Oh, and of course, the integration and disintegration patterns don’t really follow from the types, either. They’re explained extensively, but it’s never in a way that would ever hint that the patterns should be exclusively attributed to that type. Why does 1 integrate to 7 and disintegrate to 4? Because it makes this really cool looking diagram, silly! There really isn’t anything else to it—1 could probably disintegrate well into 3 or integrate into 8 very nicely, but the diagram shows the lines coming out of 1 toward 4 and 7… so that’s what we’re stuck with.

You could, of course, reframe those new wing descriptions into integration and disintegration patterns—it would work just as well, and I’m sure you could substantiate it at length. I could probably come up with longer, more elaborate descriptions for this new thing, but the exercise is just about showing that it’s possible rather than to “reform the Enneagram.”

***

If the Enneagram’s approach to typology is purely spiritual and unquestionable, its opposite would be a system based on science and empirics. It would approach typology from a perspective that would instead ask: “What’s the best way to categorize personality?” The Five Factor Model, or the Big Five, has received a lot of praise and disgruntled acceptance from typology hobbyists. It’s the boring typology that has no magic in it—you take a test, get a bunch of answers, and don’t understanding anything more about yourself through it. But it’s the scientific perspective, thinks the typical typology hobbyist. I don’t like it, but it’s something those scientificky people could use if they want.

There are also, however, Big Five enthusiasts among typology hobbyists (or rather, newly converted ex-typology hobbyists) who saw the light and now believe in science. This is empirical, they say. It’s based on the lexical hypothesis. At first, the argument seems compelling—why wouldn’t a psychometric system based on the words we use in our language be a good way to assess personality?

But the problem is, again, largely in the approach—the application—of these ideas. Whether or not the lexical hypothesis is “a good idea” doesn’t actually matter (I honestly don’t think it’s anything special, but it isn’t really worth discussing here) because the way the idea has been applied doesn’t provide anything new to the typology narrative.
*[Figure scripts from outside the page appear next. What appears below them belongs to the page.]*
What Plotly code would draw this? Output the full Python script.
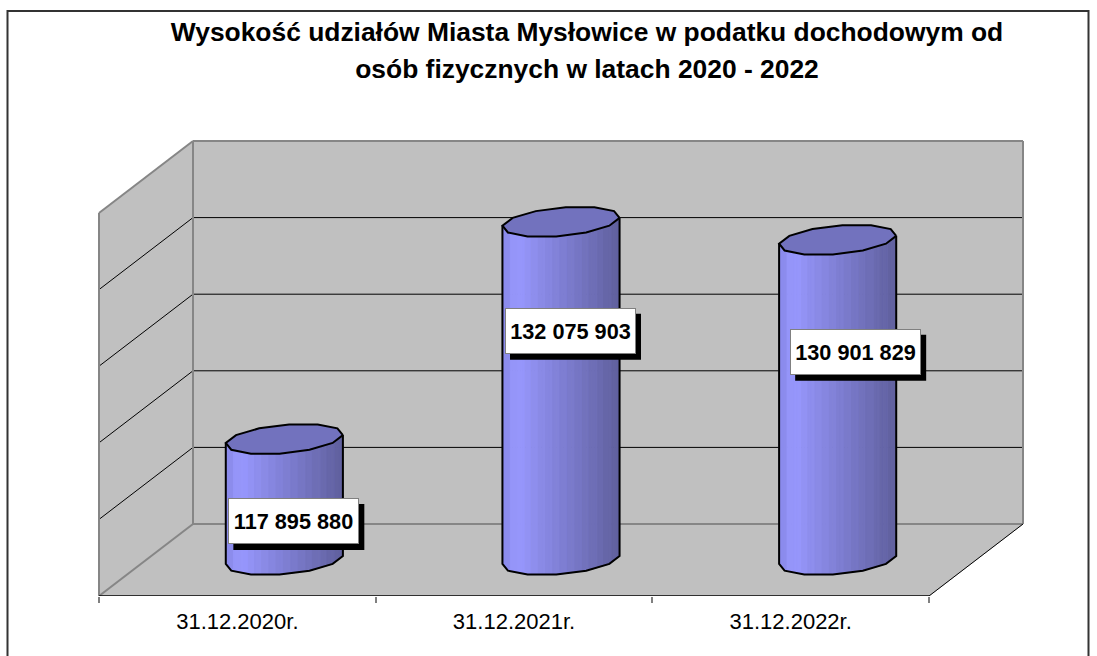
import numpy as np
import plotly.graph_objects as go

# --- data ---
categories = ["31.12.2020r.", "31.12.2021r.", "31.12.2022r."]
values = [117895880, 132075903, 130901829]
value_labels = ["117 895 880", "132 075 903", "130 901 829"]
title_lines = ["Wysokość udziałów Miasta Mysłowice w podatku dochodowym od",
               "osób fizycznych w latach 2020 - 2022"]
y_min, y_max, y_step = 110_000_000, 135_000_000, 5_000_000

# --- layout constants (style / position only) ---
W, H = 1097, 656
L, R, T, B = 99, 929, 213, 596
PX_X = (R - L) / 3.0
PX_Y = (B - T) / (y_max - y_min)
DEPTH_X_PX, DEPTH_Y_PX = 94, 72
DX = DEPTH_X_PX / PX_X
DY = DEPTH_Y_PX / PX_Y
PAD = 2
WALL, EDGE = "#C0C0C0", "#868686"
RX, RZ = 0.2, 0.21
N_SIDES = 12
SUB = 8
BANDS = 16
label_shift = [(56, -46), (56, -73), (64.5, -76)]
stops = [(0.0, (136, 136, 232)), (0.12, (153, 153, 255)), (0.5, (128, 128, 214)),
         (0.82, (108, 108, 178)), (1.0, (96, 96, 158))]

# plot-area box in pixels: it holds the whole 3D box
box_l, box_r = L - PAD, R + DEPTH_X_PX + PAD
box_t, box_b = T - DEPTH_Y_PX - PAD, B


def proj(cat, val, depth):
    return cat + DX * depth, val + DY * depth


fig = go.Figure()


def poly(xs, ys, fill=None, line=WALL, width=1):
    fig.add_trace(go.Scatter(
        x=list(xs), y=list(ys), mode="lines", fill="toself" if fill else "none",
        fillcolor=fill, line=dict(color=line, width=width), hoverinfo="skip",
        showlegend=False, cliponaxis=False))


def seg(p0, p1, color, width):
    a, b = proj(*p0), proj(*p1)
    poly([a[0], b[0]], [a[1], b[1]], None, color, width)


def quad(points, fill):
    pts = [proj(*p) for p in points]
    poly([p[0] for p in pts] + [pts[0][0]], [p[1] for p in pts] + [pts[0][1]], fill, fill, 1)


# walls and floor
quad([(0, y_min, 0), (0, y_max, 0), (0, y_max, 1), (0, y_min, 1)], WALL)
quad([(0, y_min, 1), (0, y_max, 1), (3, y_max, 1), (3, y_min, 1)], WALL)
quad([(0, y_min, 0), (3, y_min, 0), (3, y_min, 1), (0, y_min, 1)], WALL)

# gridlines
for v in range(y_min + y_step, y_max, y_step):
    seg((0, v, 0), (0, v, 1), "#000000", 1)
    seg((0, v, 1), (3, v, 1), "#000000", 1)

# wall edges
for a, b in [((0, y_min, 0), (0, y_max, 0)), ((0, y_max, 0), (0, y_max, 1)),
             ((0, y_max, 1), (3, y_max, 1)), ((3, y_max, 1), (3, y_min, 1)),
             ((0, y_min, 1), (0, y_max, 1)), ((0, y_min, 1), (3, y_min, 1)),
             ((0, y_min, 0), (0, y_min, 1))]:
    seg(a, b, EDGE, 2)
seg((3, y_min, 0), (3, y_min, 1), "#000000", 1)
seg((0, y_min, 0), (3, y_min, 0), "#000000", 1.5)


def shade(u):
    u = (np.floor(u * BANDS) + 0.5) / BANDS
    us = [s[0] for s in stops]
    return "rgb(%d,%d,%d)" % tuple(np.interp(u, us, [s[1][i] for s in stops]) for i in range(3))


def ring(c, val):
    t = np.arange(N_SIDES + 1) * 2 * np.pi / N_SIDES + np.pi / N_SIDES
    return (c + RX * np.cos(t) + DX * (0.5 + RZ * np.sin(t)),
            val + DY * (0.5 + RZ * np.sin(t)))


# cylinders
for i, v in enumerate(values):
    c = i + 0.5
    xb, yb = ring(c, y_min)
    _, yt = ring(c, v)
    closed_x = xb[:-1]
    il, ir = int(np.argmin(closed_x)), int(np.argmax(closed_x))
    idx = []
    k = il
    while True:
        idx.append(k)
        if k == ir:
            break
        k = (k + 1) % N_SIDES
    if np.mean(yb[idx]) > np.mean(yb[:-1]):
        idx = []
        k = il
        while True:
            idx.append(k)
            if k == ir:
                break
            k = (k - 1) % N_SIDES
    fx = xb[idx]
    fb = yb[idx]
    ft = yt[idx]
    s = np.linspace(0, len(idx) - 1, (len(idx) - 1) * SUB + 1)
    gx = np.interp(s, np.arange(len(idx)), fx)
    gb = np.interp(s, np.arange(len(idx)), fb)
    gt = np.interp(s, np.arange(len(idx)), ft)
    for j in range(len(gx) - 1):
        col = shade((0.5 * (gx[j] + gx[j + 1]) - fx[0]) / (fx[-1] - fx[0]))
        poly([gx[j], gx[j + 1], gx[j + 1], gx[j], gx[j]],
             [gb[j], gb[j + 1], gt[j + 1], gt[j], gb[j]], col, col, 1)
    poly([fx[0]] + list(fx) + [fx[-1]], [ft[0]] + list(fb) + [ft[-1]], None, "#000000", 2)
    poly(xb, yt, "#7272BE", "#000000", 2)

# label shadows + white boxes
shapes = []
annotations = []
for i, (v, txt) in enumerate(zip(values, value_labels)):
    sx, sy = label_shift[i]
    shapes.append(dict(type="rect", xref="x", yref="y", xsizemode="pixel", ysizemode="pixel",
                       xanchor=i + 0.5, yanchor=v,
                       x0=sx - 60, x1=sx + 71, y0=sy - 29, y1=sy + 17,
                       fillcolor="#000000", line=dict(width=0), layer="above"))
    annotations.append(dict(x=i + 0.5, y=v, xref="x", yref="y", xshift=sx, yshift=sy,
                            text="<b>%s</b>" % txt, showarrow=False, width=129, height=44,
                            bgcolor="#FFFFFF", bordercolor="#808080", borderwidth=1, borderpad=0,
                            align="center", valign="middle",
                            font=dict(family="Liberation Sans", size=21.7, color="#000000")))

# outer frame (paper coordinates are plot-area fractions)
pw, ph = box_r - box_l, box_b - box_t
shapes.append(dict(type="rect", xref="paper", yref="paper",
                   x0=(7.5 - box_l) / pw, x1=(1088.5 - box_l) / pw,
                   y0=(box_b - 670) / ph, y1=(box_b - 11) / ph,
                   line=dict(color="#333333", width=2), layer="below"))

fig.update_layout(
    width=W, height=H, autosize=False,
    margin=dict(l=box_l, r=W - box_r, t=box_t, b=H - box_b, pad=0),
    paper_bgcolor="#FFFFFF", plot_bgcolor="rgba(0,0,0,0)",
    showlegend=False, shapes=shapes, annotations=annotations,
    title=dict(
        text="<b><span style='font-size:26.4px'>%s</span><br><span style='font-size:26.4px'>%s</span></b>" % tuple(title_lines),
        x=587 / W, xanchor="center", y=1 - 41 / H, yanchor="middle",
        font=dict(family="Liberation Sans", size=28.5, color="#000000")),
    xaxis=dict(range=[-PAD / PX_X, 3 + DX + PAD / PX_X], tickmode="array",
               tickvals=[0.5, 1.5, 2.5], ticktext=categories,
               ticks="outside", ticklen=0, showgrid=False, zeroline=False,
               showline=False,
               ticklabelstandoff=6,
               tickfont=dict(family="Liberation Sans", size=22, color="#000000"),
               minor=dict(tickmode="array", tickvals=[0, 1, 2, 3], ticks="outside", ticklen=6,
                          tickcolor="#808080", tickwidth=2, showgrid=False),
               fixedrange=True),
    yaxis=dict(range=[y_min, y_max + DY + PAD / PX_Y], showticklabels=False, ticks="",
               showgrid=False, zeroline=False, showline=False, fixedrange=True),
)

fig.write_html("out.html", config=dict(displayModeBar=False),
               post_script="document.body.style.margin='0';")
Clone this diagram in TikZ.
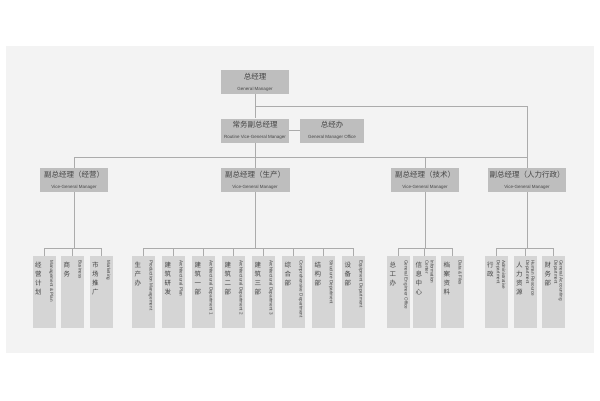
\documentclass[tikz,border=0pt]{standalone}
\usepackage{fontspec}
\setmainfont{Liberation Sans}
\newfontfamily\cjk{Noto Sans CJK SC}
\definecolor{bg}{HTML}{F3F3F3}
\definecolor{boxgray}{HTML}{BEBEBE}
\definecolor{deptgray}{HTML}{D5D5D5}
\definecolor{linegray}{HTML}{ABABAB}
\definecolor{txt}{HTML}{454545}
\newcommand{\cnsize}{\cjk\fontsize{7.5}{8.5}\selectfont}
\newcommand{\ensize}{\fontsize{4.5}{5}\selectfont}
% one department column: name, x, chinese, english
\newcommand{\dept}[4]{%
  \node[dept] (#1) at (#2,256) {};
  \node[cnlabel] (#1-cn) at ([xshift=2.5pt,yshift=-6pt]#1.north west) {#3};
  \node[enlabel] (#1-en) at ([xshift=-2pt,yshift=-4pt]#1.north east) {#4};
}

\begin{document}
\begin{tikzpicture}[x=1pt,y=-1pt,
  mgr/.style={fill=boxgray,minimum height=24pt,inner sep=0pt,align=center,text=txt},
  dept/.style={fill=deptgray,minimum width=23pt,minimum height=72pt,inner sep=0pt,anchor=north},
  cnlabel/.style={anchor=north west,inner sep=0pt,align=center,text=txt,font=\cjk\fontsize{6.5}{9}\selectfont},
  enlabel/.style={rotate=-90,anchor=north west,inner sep=0pt,align=left,text=txt,font=\fontsize{4.6}{5.2}\selectfont},
  conn/.style={draw=linegray,line width=0.8pt}]
\useasboundingbox (0,0) rectangle (600,400);
\fill[bg] (6,46) rectangle (594,353);

\coordinate (topbus) at (0,106);
\coordinate (vpbus) at (0,157);
\coordinate (deptbus) at (0,248);

\node[mgr,minimum width=68pt] (gm) at (255,82) {{\cnsize 总经理}\\[-1pt]{\ensize General Manager}};
\node[mgr,minimum width=68pt] (rvgm) at (255,130.5) {{\cnsize 常务副总经理}\\[-1pt]{\ensize Routine Vice-General Manager}};
\node[mgr,minimum width=64pt] (gmo) at (332,130.5) {{\cnsize 总经办}\\[-1pt]{\ensize General Manager Office}};

\node[mgr,minimum width=68pt] (vp1) at (74,180) {{\cnsize 副总经理（经营）}\\[-1pt]{\ensize Vice-General Manager}};
\node[mgr,minimum width=69pt] (vp2) at (255,180) {{\cnsize 副总经理（生产）}\\[-1pt]{\ensize Vice-General Manager}};
\node[mgr,minimum width=68pt] (vp3) at (425,180) {{\cnsize 副总经理（技术）}\\[-1pt]{\ensize Vice-General Manager}};
\node[mgr,minimum width=78pt] (vp4) at (527,180) {{\cnsize 副总经理（人力行政）}\\[-1pt]{\ensize Vice-General Manager}};

\dept{m1}{44}{经\\营\\计\\划}{Management \& Plan}
\dept{m2}{72.5}{商\\务}{Business}
\dept{m3}{101}{市\\场\\推\\广}{Marketing}

\foreach \i/\cn/\en [evaluate=\i as \x using 143.5+30*\i] in {
  0/生\\产\\办/Production Management,
  1/建\\筑\\研\\发/Architectural Plan,
  2/建\\筑\\一\\部/Architectural Department 1,
  3/建\\筑\\二\\部/Architectural Department 2,
  4/建\\筑\\三\\部/Architectural Department 3,
  5/综\\合\\部/Comprehensive Department,
  6/结\\构\\部/Structure Department,
  7/设\\备\\部/Equipment Department}
  {\dept{p\i}{\x}{\cn}{\en}}

\dept{t1}{398.5}{总\\工\\办}{General Engineer Office}
\dept{t2}{424.5}{信\\息\\中\\心}{Information\\Center}
\dept{t3}{452.5}{档\\案\\资\\料}{Data \& Files}

\dept{h1}{496}{行\\政}{Administrative\\Department}
\dept{h2}{525}{人\\力\\资\\源}{Human Resource\\Department}
\dept{h3}{553.5}{财\\务\\部}{General Accounting\\Department}

% upper lines
\draw[conn] (gm.south) -- (rvgm.north);
\draw[conn] (gm.south |- topbus) -| (vp4.north);
\draw[conn] (rvgm) -- (gmo);
\draw[conn] (rvgm.south) -- (vp2.north);
\draw[conn] (vp1.north) |- (vp4.north |- vpbus);
\draw[conn] (vp3.north) -- (vp3.north |- vpbus);

% department lines
\draw[conn] (vp1.south) -- (vp1.south |- deptbus);
\draw[conn] (m1.north) |- (m3.north |- deptbus) -- (m3.north);
\draw[conn] (m2.north) -- (m2.north |- deptbus);

\draw[conn] (vp2.south) -- (vp2.south |- deptbus);
\draw[conn] (p0.north) |- (p7.north |- deptbus) -- (p7.north);
\foreach \i in {1,...,6}
  \draw[conn] (p\i.north) -- (p\i.north |- deptbus);

\draw[conn] (vp3.south) -- (vp3.south |- deptbus);
\draw[conn] (t1.north) |- (t3.north |- deptbus) -- (t3.north);
\draw[conn] (t2.north) -- (t2.north |- deptbus);

\draw[conn] (vp4.south) -- (vp4.south |- deptbus);
\draw[conn] (h1.north) |- (h3.north |- deptbus) -- (h3.north);
\draw[conn] (h2.north) -- (h2.north |- deptbus);
\end{tikzpicture}
\end{document}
What do we mean by that, though? I think it’s better phrased in this context as a “typology perspective,” in which people are the sum of a collection of traits. Nothing about this one-dimensional view of how traits interact with and create a personality is ever questioned—the idea of traits being situational, brought about by certain situations, being a product of specific conditioning… or anything else, really, is never really brought into play. Sometimes Five Factor-based tests ask for specific frequencies of how often traits come up, but quantifiability is an iffy concept to bring into the picture in the first place. If the test will be both specific and vague about frequency (e.g. questions with phrasing like “very often” vs. those with like “three times a day”), can they both be assessed using the same criteria to calculate your results?

At the end of the day, it’s still taking the same approach: your personality is a collection of absolute traits that can be isolated and assessed in terms of frequency. And I ask… how much better is that compared to type­-centric typology? It’s the same sort of thing but just with a completely different skin, and I guess you could debate whether or not it’s typology since it doesn’t in itself make any judgment about type as a concept and is more of a “personality trait assessor” than anything. The approach it takes is hardly dissimilar, however, and that’s still the problem it refuses to address.

To slap “scientific” or “empirical” on it as though to differentiate it from typology is frankly a load of nonsense, and it should burn like everything else in typology hell.

***

So like, what’s the deal with typology? Is there anything good about it? I guess there are a few good things about it, but it’s relative to even more backwards things that exist out there. It’s power that says that typology isn’t all bad, because frankly, it kind of is all bad because it isn’t good enough. Power says that typology has the potential to correct (or on the flip side, reinforce in a different direction) prejudices people once held in different directions; typology offers a worldview within which all that differentiates people is type rather than… class, race, sex, gender, religion, culture or any of that. In a way, that could be interpreted as a good thing because it shows people that… we’re not all that different. But the approach is absolutely dreadful. People have huge, huge differences based on their upbringing, conditioning, and adapting to this world, and eliminating those differences in favor of an extremely simplistic system that draws different abstract lines in the sand is… not great either. It is, of course, very divorced from the issues that separate us now, but it’s an invitation to indulge in the same kind of essentialism brought about by how background-based discrimination differentiates people.

But is that indulgence so bad? I mean, as long as you recognize what the problems are, it’s okay, right? I don’t know, honestly. I’m not a moral mastermind, and I’ll leave that judgment up to you. But this whole thing—typology hell—is a case for its destruction in the absence of power that reinforces the essentialism epidemic, and I do sincerely think that this is something that will have to go entirely.

I mean, there are people who advocate for eugenics on the basis of type, and while they don’t really represent any serious movement in the typology community… does it make sense as to why type is just another thing to add to that list of concepts people use as a basis of discrimination? And the thing about type is that it isn’t even real. Sex? Gender? Race? These are meaningful categories that, while not transcendental, do exist to meaningfully distinguish traits and have an immense amount of power upholding them as categories today. Type does not and should not even in the presence of the existing power that upholds it as a concept, because that power simply isn’t meaningful.

Do we have the power to burn typology? I do think, at least, it’s somewhere in our reach. So, let’s burn it down—down with typology hell.